The system of governance in the Republic of Kosova was described in a constitution adopted in Kaçanik on 7 September 1990.

===National symbols===

The flag used by the Republic of Kosova was very similar to the flag of Albania, depicting a variant of the emblem on the same colored background.
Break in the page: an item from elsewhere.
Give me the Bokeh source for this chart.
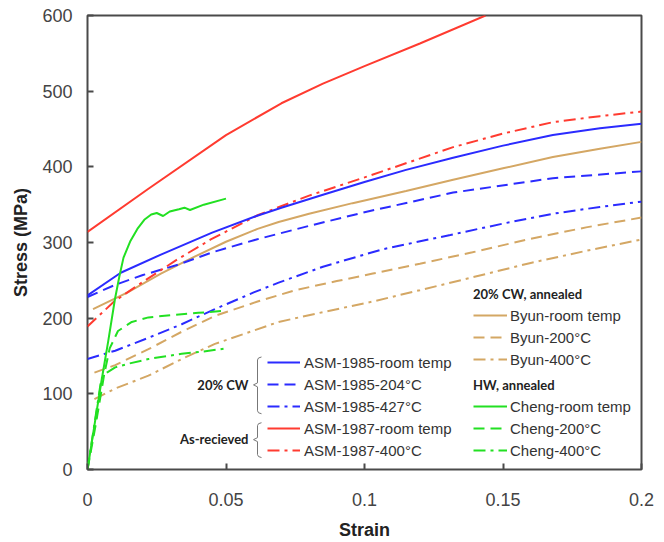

The national emblem of the Republic of Kosova was a double headed eagle, which was depicted on the presidential seal.

Presidential seal

===Executive===
- President
The president of the Republic of Kosova was elected on 24 May 1992.

Political parties:

| No. | Portrait | Name | Took office | Left office | Time in office | Party |  | Election |
|---|---|---|---|---|---|---|---|---|
| 1 | Ibrahim Rugova | Ibrahim Rugova (1944–2006) | 25 January 1992 | 1 February 2000 | 8 years, 7 days |  | LDK | 1992 |

- Prime Minister

Political parties:

| No. | Portrait | Name (Birth–Death) | Term of office |  |  | Political party |
| Took office | Left office | Time in office |
| 1 | Jusuf Zejnullahu | Jusuf Zejnullahu (born 1944) | 7 September 1990 | 5 October 1991 | 1 year, 28 days | LDK |
| 2 | Bujar Bukoshi | Bujar Bukoshi (1947–2025) | 5 October 1991 | 1 February 2000 | 8 years, 119 days | LDK |
| — | Hashim Thaçi | Hashim Thaçi (born 1968) Provisional Prime Minister In opposition | 2 April 1999 | 1 February 2000 | 305 days | PDK |

- Other ministers

| Position | Name | Period | Notes |
|---|---|---|---|
| Defence Minister | Hajzer Hajzeraj | 1991–1993 |  |

- Cabinet

| Assumed office | Prime Minister | Composition | Cabinet | Election |
|---|---|---|---|---|
| 7 September 1990 | Jusuf Zejnullahu |  | Zejnullahu |  |
| 19 October 1991 | Bujar Bukoshi |  | Bukoshi | 1992 |
| 2 April 1999 | Hashim Thaçi | UÇK, LBD, LDK, LKÇK, PBD, PSHDK, SDA, UPSUP | Thaçi I |  |

===Legislature===
The Assembly of the Republic of Kosova was elected on 24 May 1992.

- Membership by party

- Chairman of the Assembly

| No. | Portrait | Name (Birth–Death) | Term of office |  |  | Political party |
| Took office | Left office | Time in office |
| Act. |  | Bujar Gjurgjeala (1946–2018) | 2 July 1990 | 7 September 1990 | 67 days | Independent |
| 1 |  | Ilaz Ramajli (born 1951) | 7 September 1990 | 25 May 1992 | 1 year, 261 days | Democratic League |
|  |  | Vacant | 25 May 1992 | 10 December 2001 | 9 years, 199 days |  |

| Party |  | Votes | % | Seats |
|  | Democratic League of Kosovo | 574,755 | 83.30 | 96 |
|  | Parliamentary Party of Kosovo | 36,549 | 5.30 | 14 |
|  | Peasant Party of Kosovo | 23,682 | 3.43 | 7 |
|  | Albanian Christian Democratic Party of Kosovo | 23,303 | 3.38 | 7 |
|  | Party of Democratic Action | 6,961 | 1.01 | 1 |
|  | Independents | 24,702 | 3.58 | 2 |
| Total |  | 689,952 | 100.00 | 127 |
Source: Source

== International relations ==
===Recognition===
The Republic of Kosova was recognised as an independent state by:
- Albania (22 October 1991)

==Sport==
A Basketball Federation of Kosovo was established in 1991 and an Olympic Committee of Kosovo was established in 1992.

In January 1993, the Football Federation of Kosovo signed a cooperation agreement with the Albanian Football Association and a team representing Kosovo played a friendly match against Albania in February 1993.